As of March this year, there are 68,110 children in the care of local authorities in England, compared to 67,080 last year, a figure far higher than the number of children in care in Wales, Scotland and Northern Ireland. It’s a social problem that continues to grow unabated. Currently, there are only 60 carers per 10,000 children.
It’s a complex social issue that needs to be addressed urgently. With the number of children who require supportive environments growing incrementally each year, future societal problems also increase with each child that goes without a caring home.
Your help is urgently needed; what a lot of people don’t realise is that being a foster carer can be an extremely fulfilling and rewarding thing to do. You can find out more about the role online.

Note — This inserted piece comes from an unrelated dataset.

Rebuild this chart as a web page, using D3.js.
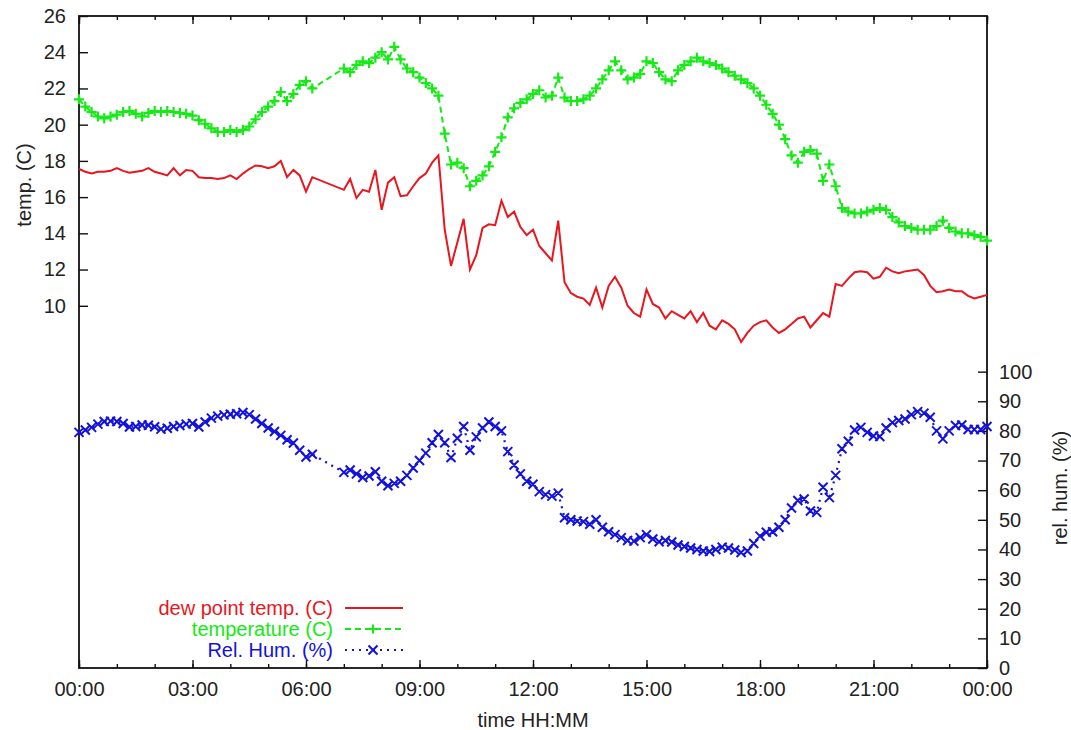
<!DOCTYPE html>
<html>
<head>
<meta charset="utf-8">
<script src="https://cdn.jsdelivr.net/npm/d3@7/dist/d3.min.js"></script>
<style>
  body { margin: 0; background: #fff; }
  text { font-family: "Liberation Sans", Arial, sans-serif; }
</style>
</head>
<body>
<svg id="chart" width="1071" height="730"></svg>
<script>
// samples every 10 minutes, 00:00 .. 24:00 (null = no reading)
const sampleMinutes = 10;

const tempC = [
  21.4, 21.0, 20.7, 20.45, 20.35, 20.45,
  20.55, 20.7, 20.75, 20.6, 20.45, 20.65,
  20.75, 20.7, 20.75, 20.7, 20.65, 20.6,
  20.5, 20.25, 20.05, 19.8, 19.6, 19.6,
  19.7, 19.6, 19.7, 19.9, 20.3, 20.7,
  21.0, 21.3, 21.8, 21.3, 21.7, 22.2,
  22.4, 22.0, null, null, null, null,
  23.1, 22.9, 23.3, 23.5, 23.4, 23.7,
  24.0, 23.6, 24.3, 23.6, 23.1, 22.9,
  22.6, 22.3, 22.0, 21.6, 19.5, 17.8,
  17.9, 17.6, 16.6, 16.9, 17.2, 17.7,
  18.5, 19.3, 20.4, 20.9, 21.2, 21.4,
  21.7, 21.9, 21.5, 21.6, 22.6, 21.5,
  21.3, 21.3, 21.4, 21.6, 22.0, 22.5,
  23.0, 23.5, 23.0, 22.5, 22.6, 22.8,
  23.5, 23.4, 22.9, 22.5, 22.4, 23.0,
  23.3, 23.5, 23.7, 23.5, 23.4, 23.3,
  23.1, 22.9, 22.7, 22.5, 22.3, 22.0,
  21.6, 21.1, 20.6, 20.0, 19.2, 18.3,
  17.9, 18.5, 18.6, 18.4, 16.9, 17.8,
  16.6, 15.4, 15.2, 15.1, 15.1, 15.2,
  15.3, 15.4, 15.3, 14.9, 14.6, 14.4,
  14.3, 14.2, 14.2, 14.2, 14.4, 14.7,
  14.3, 14.1, 14.0, 14.0, 13.9, 13.8,
  13.6
];

const dewPointC = [
  17.55, 17.4, 17.3, 17.4, 17.4, 17.45,
  17.6, 17.45, 17.35, 17.4, 17.45, 17.6,
  17.4, 17.3, 17.2, 17.6, 17.2, 17.5,
  17.45, 17.1, 17.05, 17.05, 17.0, 17.05,
  17.2, 17.0, 17.3, 17.55, 17.75, 17.7,
  17.6, 17.7, 18.0, 17.1, 17.5, 17.2,
  16.3, 17.1, null, null, null, null,
  16.4, 17.0, 15.95, 16.4, 16.3, 17.5,
  15.3, 16.8, 17.1, 16.05, 16.1, 16.6,
  17.05, 17.3, 17.9, 18.3, 14.2, 12.2,
  13.5, 14.8, 12.0, 12.8, 14.3, 14.5,
  14.45, 15.8, 14.9, 15.2, 14.35, 13.9,
  14.2, 13.3, 12.9, 12.5, 14.7, 11.3,
  10.7, 10.5, 10.4, 10.05, 11.0, 9.9,
  11.1, 11.6, 11.0, 10.0, 9.6, 9.4,
  10.9, 10.1, 9.9, 9.3, 9.7, 9.5,
  9.3, 9.7, 9.1, 9.6, 8.9, 8.7,
  9.2, 9.0, 8.7, 8.0, 8.5, 8.9,
  9.1, 9.2, 8.8, 8.5, 8.7, 9.0,
  9.3, 9.4, 8.8, 9.2, 9.6, 9.4,
  11.2, 11.1, 11.5, 11.85, 11.9, 11.85,
  11.5, 11.6, 12.1, 11.9, 11.8, 11.9,
  11.95, 12.0, 11.7, 11.1, 10.75, 10.8,
  10.9, 10.8, 10.8, 10.55, 10.4, 10.5,
  10.6
];

const relHum = [
  79.5, 80.3, 81.2, 82.3, 83.2, 83.3,
  83.2, 82.5, 81.3, 81.5, 82.0, 81.9,
  81.4, 80.6, 80.9, 81.5, 81.8, 82.3,
  82.5, 81.3, 83.0, 84.3, 85.0, 85.4,
  85.6, 85.8, 86.2, 85.5, 84.0, 82.5,
  81.0, 79.8, 78.5, 77.0, 75.9, 73.5,
  71.2, 72.1, null, null, null, null,
  66.0, 66.8, 65.5, 64.3, 64.8, 66.2,
  63.0, 61.5, 62.3, 63.0, 65.0, 67.5,
  70.0, 72.5, 76.0, 78.8, 76.0, 71.0,
  77.5, 81.5, 73.5, 78.0, 81.0, 83.0,
  81.5, 80.0, 73.0, 68.5, 65.5, 63.0,
  62.0, 59.5, 58.5, 58.0, 59.0, 50.7,
  50.0, 49.6, 49.4, 48.5, 50.0, 47.5,
  46.0, 45.0, 44.0, 43.0, 42.8, 44.0,
  45.0, 43.5, 42.6, 43.0, 42.5, 41.5,
  41.0, 40.5, 40.0, 39.5, 39.3, 40.0,
  40.8, 40.5, 39.8, 39.0, 39.5, 42.0,
  44.5, 45.8, 46.0, 47.5, 50.0, 54.0,
  56.5, 57.0, 53.0, 52.5, 61.0, 57.5,
  65.0, 74.0, 76.5, 80.3, 81.2, 79.5,
  78.3, 78.1, 81.0, 82.8, 83.5, 84.0,
  85.5, 86.5, 86.0, 84.6, 80.0, 77.3,
  80.0, 81.8, 82.0, 80.5, 80.5, 80.5,
  81.5
];

const xTickHours = [0, 3, 6, 9, 12, 15, 18, 21, 24];
const xTickLabels = ["00:00", "03:00", "06:00", "09:00", "12:00", "15:00", "18:00", "21:00", "00:00"];
const tempTicks = [10, 12, 14, 16, 18, 20, 22, 24, 26];
const humTicks = [0, 10, 20, 30, 40, 50, 60, 70, 80, 90, 100];

const width = 1071, height = 730;
const margin = { top: 16, right: 84, bottom: 62, left: 79 };
const plotW = width - margin.left - margin.right;
const plotH = height - margin.top - margin.bottom;
const fontSize = 20;

const red = "#e8161e", green = "#14ea14", blue = "#1212dc";

const svg = d3.select("#chart");

const x = d3.scaleLinear().domain([0, 24]).range([margin.left, margin.left + plotW]);
const yT = d3.scaleLinear().domain([-10, 26]).range([margin.top + plotH, margin.top]);
const yH = d3.scaleLinear().domain([0, 220]).range([margin.top + plotH, margin.top]);

const hourOf = i => i * sampleMinutes / 60;
const pts = (arr) => arr.map((v, i) => ({ h: hourOf(i), v })).filter(d => d.v != null);

// axes
const minorHours = d3.range(0, 25);
const bottom = margin.top + plotH;

svg.append("g").attr("transform", `translate(0,${bottom})`)
  .call(d3.axisBottom(x).tickValues(minorHours).tickSize(-4).tickFormat(""));
svg.append("g").attr("transform", `translate(0,${bottom})`)
  .call(d3.axisBottom(x).tickValues(xTickHours).tickSize(-8).tickPadding(14)
    .tickFormat((d, i) => xTickLabels[i]));
svg.append("g").attr("transform", `translate(0,${margin.top})`)
  .call(d3.axisTop(x).tickValues(minorHours).tickSize(-4).tickFormat(""));
svg.append("g").attr("transform", `translate(0,${margin.top})`)
  .call(d3.axisTop(x).tickValues(xTickHours).tickSize(-8).tickFormat(""));
svg.append("g").attr("transform", `translate(${margin.left},0)`)
  .call(d3.axisLeft(yT).tickValues(tempTicks).tickSize(-9).tickPadding(13));
svg.append("g").attr("transform", `translate(${margin.left + plotW},0)`)
  .call(d3.axisRight(yH).tickValues(humTicks).tickSize(-9).tickPadding(12));

svg.selectAll(".domain").remove();
svg.selectAll(".tick line").attr("stroke", "#111").attr("stroke-width", 1.4);
svg.selectAll(".tick text").attr("font-size", fontSize).attr("fill", "#222");

svg.append("rect")
  .attr("x", margin.left).attr("y", margin.top)
  .attr("width", plotW).attr("height", plotH)
  .attr("fill", "none").attr("stroke", "#111").attr("stroke-width", 1.8);

// axis titles
svg.append("text").attr("transform", "translate(24,185) rotate(-90)")
  .attr("text-anchor", "middle").attr("dy", "0.35em")
  .attr("font-size", fontSize).attr("fill", "#222").text("temp. (C)");
svg.append("text").attr("transform", "translate(1060,488) rotate(-90)")
  .attr("text-anchor", "middle").attr("dy", "0.35em")
  .attr("font-size", fontSize).attr("fill", "#222").text("rel. hum. (%)");
svg.append("text").attr("x", x(12)).attr("y", 720)
  .attr("text-anchor", "middle").attr("dy", "0.35em")
  .attr("font-size", fontSize).attr("fill", "#222").text("time HH:MM");

// markers
const plusPath = (cx, cy, s) => `M${cx - s},${cy}H${cx + s}M${cx},${cy - s}V${cy + s}`;
const crossPath = (cx, cy, s) => `M${cx - s},${cy - s}L${cx + s},${cy + s}M${cx - s},${cy + s}L${cx + s},${cy - s}`;

// relative humidity: dotted line with x points
const humPts = pts(relHum);
svg.append("path")
  .attr("d", d3.line().x(d => x(d.h)).y(d => yH(d.v))(humPts))
  .attr("fill", "none").attr("stroke", blue).attr("stroke-width", 2.2)
  .attr("stroke-dasharray", "2,5");
svg.append("path")
  .attr("d", humPts.map(d => crossPath(x(d.h), yH(d.v), 4.5)).join(""))
  .attr("fill", "none").attr("stroke", blue).attr("stroke-width", 2);

// temperature: dashed line with + points
const tPts = pts(tempC);
svg.append("path")
  .attr("d", d3.line().x(d => x(d.h)).y(d => yT(d.v))(tPts))
  .attr("fill", "none").attr("stroke", green).attr("stroke-width", 2)
  .attr("stroke-dasharray", "6,4");
svg.append("path")
  .attr("d", tPts.map(d => plusPath(x(d.h), yT(d.v), 5)).join(""))
  .attr("fill", "none").attr("stroke", green).attr("stroke-width", 2.2);

// dew point: solid line
const dPts = pts(dewPointC);
svg.append("path")
  .attr("d", d3.line().x(d => x(d.h)).y(d => yT(d.v))(dPts))
  .attr("fill", "none").attr("stroke", red).attr("stroke-width", 2);

// legend
const legend = [
  { label: "dew point temp. (C)", color: red, dash: null, mark: null },
  { label: "temperature (C)", color: green, dash: "6,4", mark: plusPath },
  { label: "Rel. Hum. (%)", color: blue, dash: "2,5", mark: crossPath }
];
const lg = svg.append("g");
legend.forEach((d, i) => {
  const cy = 608 + i * 21;
  lg.append("text").attr("x", 333).attr("y", cy).attr("dy", "0.35em")
    .attr("text-anchor", "end").attr("font-size", fontSize).attr("fill", d.color).text(d.label);
  lg.append("line").attr("x1", 345).attr("x2", 403).attr("y1", cy).attr("y2", cy)
    .attr("stroke", d.color).attr("stroke-width", 2)
    .attr("stroke-dasharray", d.dash);
  if (d.mark) {
    lg.append("path").attr("d", d.mark(373, cy, 4.5))
      .attr("fill", "none").attr("stroke", d.color).attr("stroke-width", 2);
  }
});
</script>
</body>
</html>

What is the role of a foster carer?
A foster carer plays a significant role in the support system of providing care services to children who live away from their original family, because that family may not be able to provide a safe and supportive environment. If the children’s basic needs aren’t being met, they will require a home that can provide this environment.
As a foster carer, your role will be to provide the child with a healthy and positive environment in a family home on a temporary basis, for as long as the child needs. The child’s time with you will end when the child can be reunited with his or her original family, or when the child can safely move on.
Why should you care?
If you believe that every child has a right to reach their potential, as well as the right to have a safe, caring environment in their formative years, foster care is something that would interest you on a personal and social basis. The maxim that ‘children are the future’ doesn't just apply to those who are fortunate enough to have caring and supportive families: it applies to all children, regardless of their backgrounds.
Every child deserves the right kind of welfare, and foster caring is a vital part of reinforcing our conception of a caring, supportive society: foster carers are just as important as teachers and doctors in this respect.
Looking at the figures, it’s clear that this is a problem that’s not going to go away for years to come. If you have the time, the space and the desire to help young people for a better future, fostering is something you should look into. The personal benefits and fulfilment of being a foster carer are many, particularly if you already have children of your own: taking in a foster child will give your children lifelong lessons in empathy and social responsibility.